-- start of Data excerpt --
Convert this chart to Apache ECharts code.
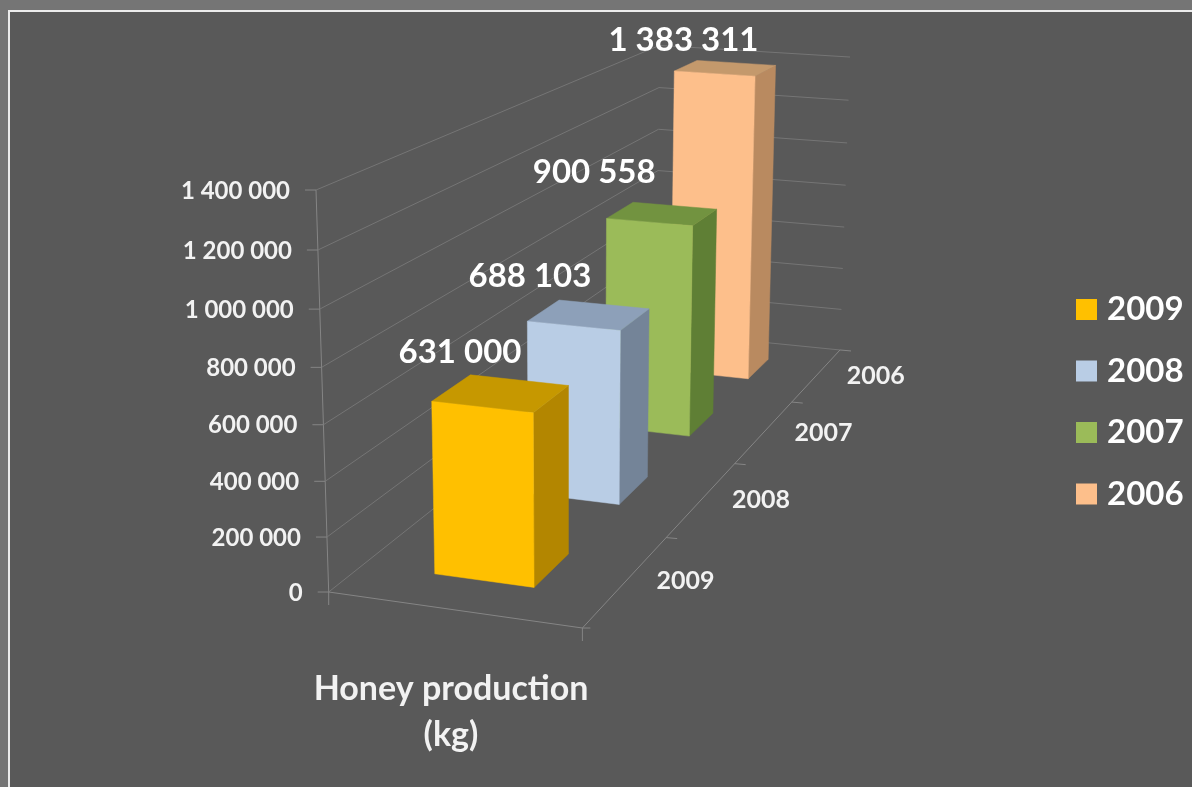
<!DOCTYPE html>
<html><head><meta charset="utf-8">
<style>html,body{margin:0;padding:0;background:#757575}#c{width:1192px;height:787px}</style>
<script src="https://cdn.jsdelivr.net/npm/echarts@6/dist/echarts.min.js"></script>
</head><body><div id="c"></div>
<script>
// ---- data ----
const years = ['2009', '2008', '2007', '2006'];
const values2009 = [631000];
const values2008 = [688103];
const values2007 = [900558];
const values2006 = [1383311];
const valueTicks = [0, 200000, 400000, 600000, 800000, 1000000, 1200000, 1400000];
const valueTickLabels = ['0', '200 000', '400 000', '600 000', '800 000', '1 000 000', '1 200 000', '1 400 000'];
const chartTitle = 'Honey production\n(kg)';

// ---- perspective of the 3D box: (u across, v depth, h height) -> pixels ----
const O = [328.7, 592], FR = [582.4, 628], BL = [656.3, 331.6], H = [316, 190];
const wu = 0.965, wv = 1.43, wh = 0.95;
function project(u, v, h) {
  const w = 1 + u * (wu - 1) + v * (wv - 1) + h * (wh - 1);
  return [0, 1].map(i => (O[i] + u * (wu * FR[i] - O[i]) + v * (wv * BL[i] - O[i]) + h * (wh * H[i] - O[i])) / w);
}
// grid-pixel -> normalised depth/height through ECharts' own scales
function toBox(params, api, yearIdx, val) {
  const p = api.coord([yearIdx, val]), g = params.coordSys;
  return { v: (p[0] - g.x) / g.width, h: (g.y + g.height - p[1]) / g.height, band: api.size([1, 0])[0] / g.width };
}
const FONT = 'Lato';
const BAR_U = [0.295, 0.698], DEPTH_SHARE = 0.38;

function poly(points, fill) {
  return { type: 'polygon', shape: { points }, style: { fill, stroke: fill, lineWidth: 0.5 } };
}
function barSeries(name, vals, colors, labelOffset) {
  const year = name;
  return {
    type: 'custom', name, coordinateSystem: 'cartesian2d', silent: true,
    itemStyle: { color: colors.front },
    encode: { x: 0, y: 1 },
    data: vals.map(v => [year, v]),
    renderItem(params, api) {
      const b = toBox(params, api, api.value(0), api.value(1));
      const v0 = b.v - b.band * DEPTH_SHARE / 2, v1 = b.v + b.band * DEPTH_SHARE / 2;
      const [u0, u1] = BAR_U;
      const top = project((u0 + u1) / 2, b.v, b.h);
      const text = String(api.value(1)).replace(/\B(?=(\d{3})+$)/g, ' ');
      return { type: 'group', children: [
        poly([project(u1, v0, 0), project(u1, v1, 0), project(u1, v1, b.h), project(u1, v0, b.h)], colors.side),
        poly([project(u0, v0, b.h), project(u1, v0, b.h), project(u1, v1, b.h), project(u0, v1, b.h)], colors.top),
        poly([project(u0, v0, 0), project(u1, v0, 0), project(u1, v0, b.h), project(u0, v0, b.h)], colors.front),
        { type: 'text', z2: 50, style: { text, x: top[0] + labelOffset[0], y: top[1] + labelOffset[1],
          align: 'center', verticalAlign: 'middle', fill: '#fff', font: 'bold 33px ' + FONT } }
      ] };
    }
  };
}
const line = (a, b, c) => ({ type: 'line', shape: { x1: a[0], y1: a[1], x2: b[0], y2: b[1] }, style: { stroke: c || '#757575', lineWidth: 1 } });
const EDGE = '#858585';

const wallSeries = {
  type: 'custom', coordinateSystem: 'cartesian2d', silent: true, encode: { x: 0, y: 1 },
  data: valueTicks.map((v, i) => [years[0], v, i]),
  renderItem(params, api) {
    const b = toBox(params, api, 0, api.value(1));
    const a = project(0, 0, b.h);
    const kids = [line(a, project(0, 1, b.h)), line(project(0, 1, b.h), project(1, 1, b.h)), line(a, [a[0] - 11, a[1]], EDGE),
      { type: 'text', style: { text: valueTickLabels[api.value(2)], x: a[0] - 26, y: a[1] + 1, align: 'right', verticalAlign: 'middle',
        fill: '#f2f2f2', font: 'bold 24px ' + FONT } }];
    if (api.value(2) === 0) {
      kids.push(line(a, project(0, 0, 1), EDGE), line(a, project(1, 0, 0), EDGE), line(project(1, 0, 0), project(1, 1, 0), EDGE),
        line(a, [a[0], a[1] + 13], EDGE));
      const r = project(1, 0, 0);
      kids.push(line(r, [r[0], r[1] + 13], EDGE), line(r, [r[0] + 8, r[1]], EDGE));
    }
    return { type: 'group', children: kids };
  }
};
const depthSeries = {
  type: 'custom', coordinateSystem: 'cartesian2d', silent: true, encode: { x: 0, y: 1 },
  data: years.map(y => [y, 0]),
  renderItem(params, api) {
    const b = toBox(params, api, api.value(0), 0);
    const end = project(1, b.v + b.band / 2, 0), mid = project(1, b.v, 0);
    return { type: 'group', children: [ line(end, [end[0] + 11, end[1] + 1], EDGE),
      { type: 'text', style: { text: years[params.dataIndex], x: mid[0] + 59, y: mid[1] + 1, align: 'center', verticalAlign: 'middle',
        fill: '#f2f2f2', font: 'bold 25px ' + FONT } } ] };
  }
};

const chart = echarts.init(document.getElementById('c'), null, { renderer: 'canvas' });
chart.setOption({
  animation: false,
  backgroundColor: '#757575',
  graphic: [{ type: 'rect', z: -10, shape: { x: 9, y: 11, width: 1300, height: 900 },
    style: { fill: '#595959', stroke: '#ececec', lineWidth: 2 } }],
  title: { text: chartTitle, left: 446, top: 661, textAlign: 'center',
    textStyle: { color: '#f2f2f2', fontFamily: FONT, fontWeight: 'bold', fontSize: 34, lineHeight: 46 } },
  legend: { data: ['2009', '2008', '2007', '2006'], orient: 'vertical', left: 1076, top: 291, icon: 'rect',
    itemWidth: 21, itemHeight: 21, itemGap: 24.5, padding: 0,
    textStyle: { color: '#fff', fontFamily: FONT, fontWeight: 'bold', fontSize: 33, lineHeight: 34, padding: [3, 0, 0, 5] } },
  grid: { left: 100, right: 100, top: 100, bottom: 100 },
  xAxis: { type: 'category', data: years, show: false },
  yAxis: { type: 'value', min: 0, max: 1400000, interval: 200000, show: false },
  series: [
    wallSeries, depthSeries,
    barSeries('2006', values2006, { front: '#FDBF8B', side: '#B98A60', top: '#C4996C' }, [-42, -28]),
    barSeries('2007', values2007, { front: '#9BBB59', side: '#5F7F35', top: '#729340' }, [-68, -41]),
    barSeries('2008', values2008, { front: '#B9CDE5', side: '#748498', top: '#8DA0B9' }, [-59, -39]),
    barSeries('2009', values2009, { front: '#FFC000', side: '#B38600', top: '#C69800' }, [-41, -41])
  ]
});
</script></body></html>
-- end of Data excerpt --
Repeat the data exactly, excluding the pictures.

Convert this chart to Apache ECharts code.
<!DOCTYPE html>
<html><head><meta charset="utf-8">
<style>html,body{margin:0;padding:0;background:#757575}#c{width:1192px;height:787px}</style>
<script src="https://cdn.jsdelivr.net/npm/echarts@6/dist/echarts.min.js"></script>
</head><body><div id="c"></div>
<script>
// ---- data ----
const years = ['2009', '2008', '2007', '2006'];
const values2009 = [631000];
const values2008 = [688103];
const values2007 = [900558];
const values2006 = [1383311];
const valueTicks = [0, 200000, 400000, 600000, 800000, 1000000, 1200000, 1400000];
const valueTickLabels = ['0', '200 000', '400 000', '600 000', '800 000', '1 000 000', '1 200 000', '1 400 000'];
const chartTitle = 'Honey production\n(kg)';

// ---- perspective of the 3D box: (u across, v depth, h height) -> pixels ----
const O = [328.7, 592], FR = [582.4, 628], BL = [656.3, 331.6], H = [316, 190];
const wu = 0.965, wv = 1.43, wh = 0.95;
function project(u, v, h) {
  const w = 1 + u * (wu - 1) + v * (wv - 1) + h * (wh - 1);
  return [0, 1].map(i => (O[i] + u * (wu * FR[i] - O[i]) + v * (wv * BL[i] - O[i]) + h * (wh * H[i] - O[i])) / w);
}
// grid-pixel -> normalised depth/height through ECharts' own scales
function toBox(params, api, yearIdx, val) {
  const p = api.coord([yearIdx, val]), g = params.coordSys;
  return { v: (p[0] - g.x) / g.width, h: (g.y + g.height - p[1]) / g.height, band: api.size([1, 0])[0] / g.width };
}
const FONT = 'Lato';
const BAR_U = [0.295, 0.698], DEPTH_SHARE = 0.38;

function poly(points, fill) {
  return { type: 'polygon', shape: { points }, style: { fill, stroke: fill, lineWidth: 0.5 } };
}
function barSeries(name, vals, colors, labelOffset) {
  const year = name;
  return {
    type: 'custom', name, coordinateSystem: 'cartesian2d', silent: true,
    itemStyle: { color: colors.front },
    encode: { x: 0, y: 1 },
    data: vals.map(v => [year, v]),
    renderItem(params, api) {
      const b = toBox(params, api, api.value(0), api.value(1));
      const v0 = b.v - b.band * DEPTH_SHARE / 2, v1 = b.v + b.band * DEPTH_SHARE / 2;
      const [u0, u1] = BAR_U;
      const top = project((u0 + u1) / 2, b.v, b.h);
      const text = String(api.value(1)).replace(/\B(?=(\d{3})+$)/g, ' ');
      return { type: 'group', children: [
        poly([project(u1, v0, 0), project(u1, v1, 0), project(u1, v1, b.h), project(u1, v0, b.h)], colors.side),
        poly([project(u0, v0, b.h), project(u1, v0, b.h), project(u1, v1, b.h), project(u0, v1, b.h)], colors.top),
        poly([project(u0, v0, 0), project(u1, v0, 0), project(u1, v0, b.h), project(u0, v0, b.h)], colors.front),
        { type: 'text', z2: 50, style: { text, x: top[0] + labelOffset[0], y: top[1] + labelOffset[1],
          align: 'center', verticalAlign: 'middle', fill: '#fff', font: 'bold 33px ' + FONT } }
      ] };
    }
  };
}
const line = (a, b, c) => ({ type: 'line', shape: { x1: a[0], y1: a[1], x2: b[0], y2: b[1] }, style: { stroke: c || '#757575', lineWidth: 1 } });
const EDGE = '#858585';

const wallSeries = {
  type: 'custom', coordinateSystem: 'cartesian2d', silent: true, encode: { x: 0, y: 1 },
  data: valueTicks.map((v, i) => [years[0], v, i]),
  renderItem(params, api) {
    const b = toBox(params, api, 0, api.value(1));
    const a = project(0, 0, b.h);
    const kids = [line(a, project(0, 1, b.h)), line(project(0, 1, b.h), project(1, 1, b.h)), line(a, [a[0] - 11, a[1]], EDGE),
      { type: 'text', style: { text: valueTickLabels[api.value(2)], x: a[0] - 26, y: a[1] + 1, align: 'right', verticalAlign: 'middle',
        fill: '#f2f2f2', font: 'bold 24px ' + FONT } }];
    if (api.value(2) === 0) {
      kids.push(line(a, project(0, 0, 1), EDGE), line(a, project(1, 0, 0), EDGE), line(project(1, 0, 0), project(1, 1, 0), EDGE),
        line(a, [a[0], a[1] + 13], EDGE));
      const r = project(1, 0, 0);
      kids.push(line(r, [r[0], r[1] + 13], EDGE), line(r, [r[0] + 8, r[1]], EDGE));
    }
    return { type: 'group', children: kids };
  }
};
const depthSeries = {
  type: 'custom', coordinateSystem: 'cartesian2d', silent: true, encode: { x: 0, y: 1 },
  data: years.map(y => [y, 0]),
  renderItem(params, api) {
    const b = toBox(params, api, api.value(0), 0);
    const end = project(1, b.v + b.band / 2, 0), mid = project(1, b.v, 0);
    return { type: 'group', children: [ line(end, [end[0] + 11, end[1] + 1], EDGE),
      { type: 'text', style: { text: years[params.dataIndex], x: mid[0] + 59, y: mid[1] + 1, align: 'center', verticalAlign: 'middle',
        fill: '#f2f2f2', font: 'bold 25px ' + FONT } } ] };
  }
};

const chart = echarts.init(document.getElementById('c'), null, { renderer: 'canvas' });
chart.setOption({
  animation: false,
  backgroundColor: '#757575',
  graphic: [{ type: 'rect', z: -10, shape: { x: 9, y: 11, width: 1300, height: 900 },
    style: { fill: '#595959', stroke: '#ececec', lineWidth: 2 } }],
  title: { text: chartTitle, left: 446, top: 661, textAlign: 'center',
    textStyle: { color: '#f2f2f2', fontFamily: FONT, fontWeight: 'bold', fontSize: 34, lineHeight: 46 } },
  legend: { data: ['2009', '2008', '2007', '2006'], orient: 'vertical', left: 1076, top: 291, icon: 'rect',
    itemWidth: 21, itemHeight: 21, itemGap: 24.5, padding: 0,
    textStyle: { color: '#fff', fontFamily: FONT, fontWeight: 'bold', fontSize: 33, lineHeight: 34, padding: [3, 0, 0, 5] } },
  grid: { left: 100, right: 100, top: 100, bottom: 100 },
  xAxis: { type: 'category', data: years, show: false },
  yAxis: { type: 'value', min: 0, max: 1400000, interval: 200000, show: false },
  series: [
    wallSeries, depthSeries,
    barSeries('2006', values2006, { front: '#FDBF8B', side: '#B98A60', top: '#C4996C' }, [-42, -28]),
    barSeries('2007', values2007, { front: '#9BBB59', side: '#5F7F35', top: '#729340' }, [-68, -41]),
    barSeries('2008', values2008, { front: '#B9CDE5', side: '#748498', top: '#8DA0B9' }, [-59, -39]),
    barSeries('2009', values2009, { front: '#FFC000', side: '#B38600', top: '#C69800' }, [-41, -41])
  ]
});
</script></body></html>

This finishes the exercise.